A table cloth is cheap and easy to pack and instantly gives you a clean surface. If you don’t have some clamps on the edges, though, it will fly up in the wind.
Pop up garbage can
Get yourself a pop-up garbage can; it is so much better than a plastic bag hanging from a tree. Now, plastic garbage bags do have their purpose.
Line your pop-up can with a garbage bag to keep it clean. Be sure to have a separate bag for recycling. I use bags with drawstring handles specifically for recycling because we just hang this bag.
Hanging a bag for garbage is not practical because the opening is not wide open. It is much easier to toss icky things into an open garbage bag.
Make a camping clothesline
Take some cord and tie it off between two trees. Use this for anything lightweight that can be hung by a carabiner. You can also hang anything that needs to dry. Use clothespins or clamps so items don’t blow away.
Be sure to put this out of the way, so nobody loses their head. Seriously though, put it away from the busy part of the camp, and you may want to take it down at night.
Duct tape, cord, etc.
Some of the garage-type items we always bring are duct tape, cord or rope, plastic clamps, carabiners, a lighter (or fire starter), scissors, and extra propane.
It is easy to overlook these things when you have so much to remember. However, you definitely will need all of the above, so be sure to add them to your list. Even better, just put them all in your ‘garage bin’ for camping, and you won’t have to worry about forgetting them.
You are limited with table or counter space while camping, so hanging items up is ideal. However, these items do not take up much space, so it is best to be on the safe side and always bring them.
Tent gear loft
If your tent has a gear loft, you are set. If not, you may want to invest in one and add it to the inside of your tent.
Gear lofts are super handy; they are mesh to see what is in them and get small items off the tent’s floor. You can put gloves, hats, eyeglasses, earplugs, or whatever is lightweight in them.
Update your camping lists
Changing and updating your camping list as needed will save you time and stress. Everyone’s needs change over the years, and your camping lists need to reflect this.
It is helpful to make copies of all your lists and take these with you. This way, if you realize you don’t have napkins on your kitchen list, you can add this to the list right away.

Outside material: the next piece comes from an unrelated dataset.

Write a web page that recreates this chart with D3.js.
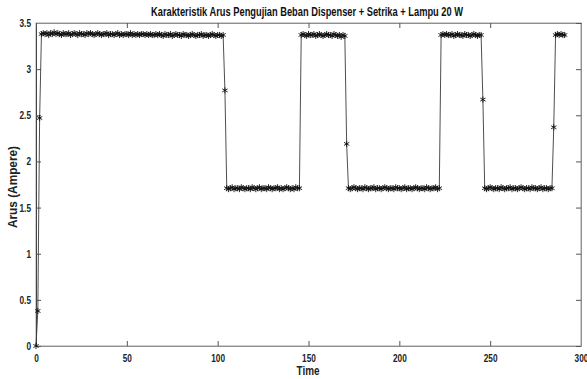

Remember when you get home to update all the lists that are taped to your camping storage containers. We change or add something to our lists almost every time we go.
Sometimes the list items alter depending on which campsite you are at. For example, you might need water shoes when camping next to a river, but not in the deep forest.
Having updated and thorough checklists are the key to family camping organization. It may seem like a ton of work to get all these lists together, but it is worth it.
We hope these tent camping storage ideas will come in handy. The next time you go tent camping, you will be less stressed, with your camping gear ready to go.
After all, camping should be relaxing and fun for the whole family, not just the kids. So get those checklists on those bins and get out there, and always remember to camp s’more worry less.